The government does not agree to the amendments that have been sent to us by the Senate. As the Attorney-General so eloquently pointed out in his speech about the other question that was before the chair, we should not be dealing with these amendments at all in the House of Representatives today. Before I was shut down by the Manager of Opposition Business, I was going to make the very valid point that, in his speech, he admitted the central gravamen of the Attorney-General's argument—that this bill makes an appropriation and therefore cannot be considered by the House of Representatives without giving up 109 years of parliamentary precedents.

Why do we know that the Manager of Opposition Business has admitted the central tenet of the Attorney-General's argument? He seeks to amend this Senate amendment to make the doctors who would form the health panel voluntary, so he has admitted that therefore there must be remuneration in the original amendments from the Senate and it is therefore an appropriation bill, and that's why he seeks to amend it: to remove that appropriation. As the Attorney-General's central thesis was that the House of Representatives could not allow the Senate to make an appropriation, he has admitted the Attorney-General's argument, he has admitted that the Solicitor-General's advice is right and he has admitted that the Attorney-General's letter to the Speaker is correct.

Therefore what the opposition and the crossbenchers have done today in their last series of votes is decide that they don't care about the Australian Constitution and they don't care about the Westminster traditions that form the basis of our Constitution and our parliamentary system. I would remind the House that the English fought a civil war over this matter. The civil war in England between King Charles I and the parliament was over the right of the parliament or the king to make the appropriation. The king tried to implement a ship tax, the parliament said that wasn't his right to do so and they fought a civil war over it, yet the Labor Party today, because of their sheer desperation to score political points, have convinced the crossbench that it is wiser to throw out 109 years of parliamentary precedents and to throw out the hundreds of years of tradition which have formed the basis of our Westminster system in order to make a cheap political point.

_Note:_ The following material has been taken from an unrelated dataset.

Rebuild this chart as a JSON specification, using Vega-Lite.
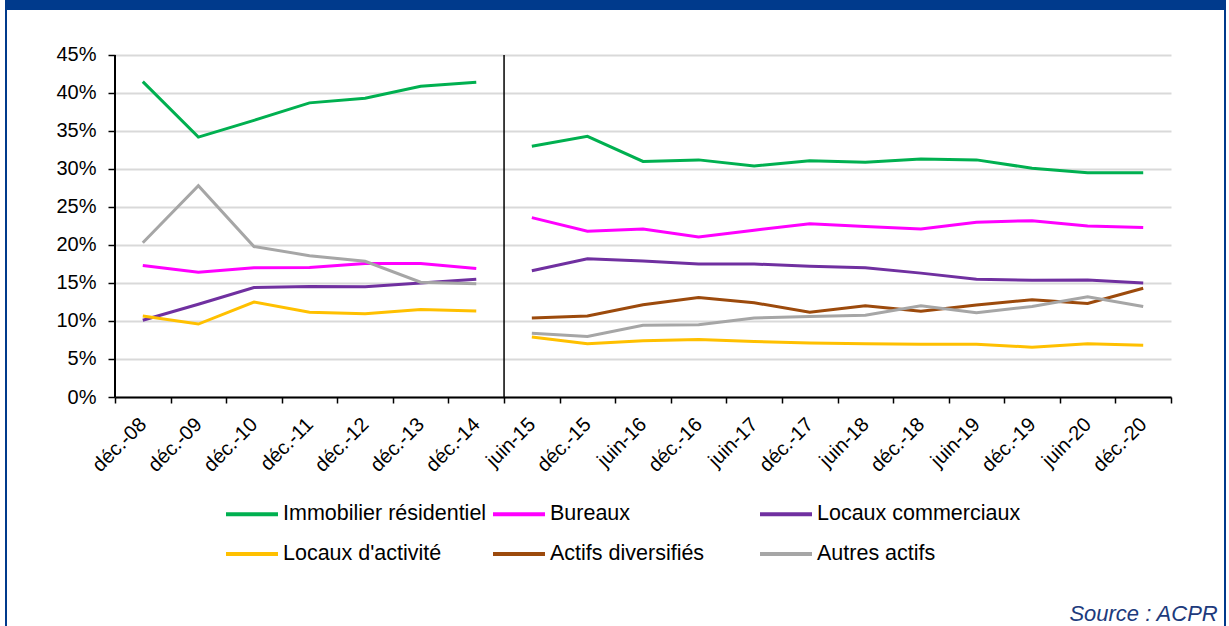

It's bad enough that, to do so, Labor is prepared to weaken our border protection. By passing these Senate amendments, the Labor Party is prepared to put the people smugglers back in business, to put out the welcome mat to the people smugglers, to run the green light, if you like, for the people-smuggling trade. They're prepared to do all of that because they want to make cheap political points in the lead-up to an election.

I'm very disappointed that the crossbenchers have acquiesced to allowing this debate to occur, because, for two very significant reasons, they'll be remembered, unfortunately, under parliamentary precedents. This will all become the way the parliament now practises. They'll be remembered for allowing the Senate to send us appropriations initiated in the wrong house, without a message from the Governor-General, just so that the Labor Party could make political points.

Government members: Shame!

It is a shameful act on the part of the Labor Party. As the Labor Party are the only other party that can form government in this country, they have a wider responsibility to act in the interests of the parliament, in the interests of our parliamentary system—the Westminster tradition, which is the foundation of it. They will rue establishing precedents like this. It doesn't really matter what the result of the next election is, at some stage in the future there'll be other hung parliaments where governments will not have a majority, and there'll be crossbenchers who are passionate about a particular issue. Labor might well be in power at that time, in some distant future, and they will rue the day that they established the precedent where the people's house, the house which forms the government, which has for hundreds of years been the only house that can appropriate money, has abrogated that responsibility to the Senate, which can never be the basis of a house that forms a government.